In Wanganui today, Mrs Francis celebrates her greatest milestone of 100 years with 85 close family and friends.

Mrs Francis was aged just 3 when she first arrived in Wanganui with her parents from Geraldine, at the time the Dublin St Bridge was being built.

She counts among her memories the years when trams were the mode of public transport in Wanganui.

The Francis family say they would hear the tram going along Alma Rd and know another one would be leaving the junction, so they had time to run down the road to catch it into town.

Mrs Francis says it's sad that Wanganui no longer has them, and was delighted to hear the Number 12 would soon be running on tracks to the Waimarie.

She and her parents lived in Aramoho when they first came to Wanganui, and she attended Aramoho School. The Wanganui Woollen Mills was once located in Aramoho and she worked there when she left school.

Mrs Francis did not have any brothers and never got to meet any boys, but like so many romances, she met her husband Owen at one of the regular dances held in Wanganui.

"The dance was in one of the rowing clubs and I was allowed to go because my older sister was going."

She said her husband lived until he was 95.

The couple enjoyed riding a motorbike with a sidecar together.
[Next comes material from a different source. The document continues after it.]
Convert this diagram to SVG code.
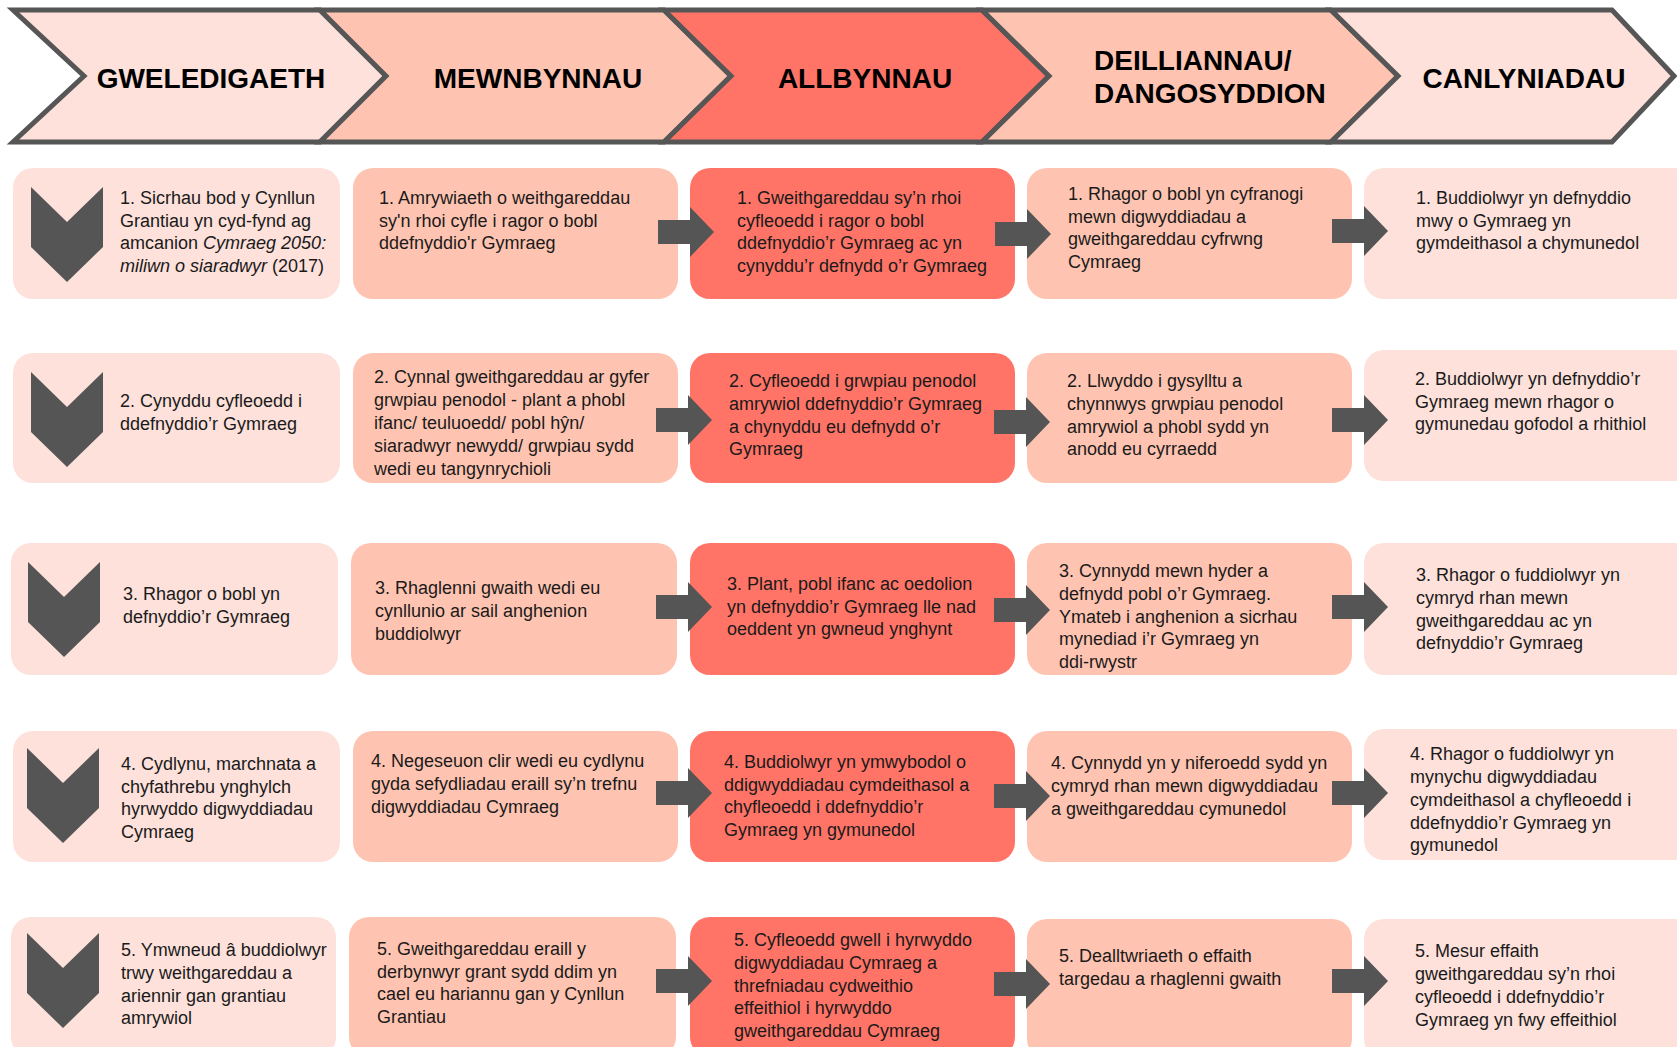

Mrs Francis says they were riding a Norton at the time Rem Fowler's Peugeot-engined Norton was winning the TT at the Isle of Man. She said she was never a scared pillion passenger. She has never held a car or motorbike licence, but did ride their Norton, though only when her husband rode pillion.

When they had a Harley and Mrs Francis was the sidecar passenger: "The first time we went around the corner we went over the gutter."

She played the euphonium in the Garrison Band, and there was many a time the couple were seen riding their Norton - Mr Francis with the euphonium on his back and Mrs Francis riding pillion.

One time Mr Francis took her for a ride on the winding Goat Valley section of SH3; she thinks it was to frighten her, but instead she enjoyed the ride.

Over the years, Mrs Francis played golf and was president of the Castlecliff Golf Club. It was not an office she enjoyed when the club held tournaments and she had to address the local and visiting players.

"I lead a quiet life and all my friends are quiet people," she says, still uncomfortable speaking about herself.

She says the 2011 Wanganui Technical College Reunion was a recent high point when she got to meet the Governor General Sir Jerry Mataparae and showed him her leaver's book with his father's autograph.

Mrs Francis still lives in her home surrounded by family, though she is independent and cooks her own meals. She says their care of her is the reason she has lived so long.

She loves to potter around the garden, tending to her rhubarb and silverbeet, and her sausage rolls and scones are legendary in the family. .

Mrs Francis keeps her quick mind active working out puzzles and doing the Chronicle crossword every morning. She loves Operatunity and attends every performance.

Today Mrs Francis's three children, nine grandchildren, 17 great-grandchildren and one great-great grandchild will help celebrate her 100 years.

The Tram Shed volunteers sent their best wishes to Mrs Francis today and looked forward to her again riding on the tram.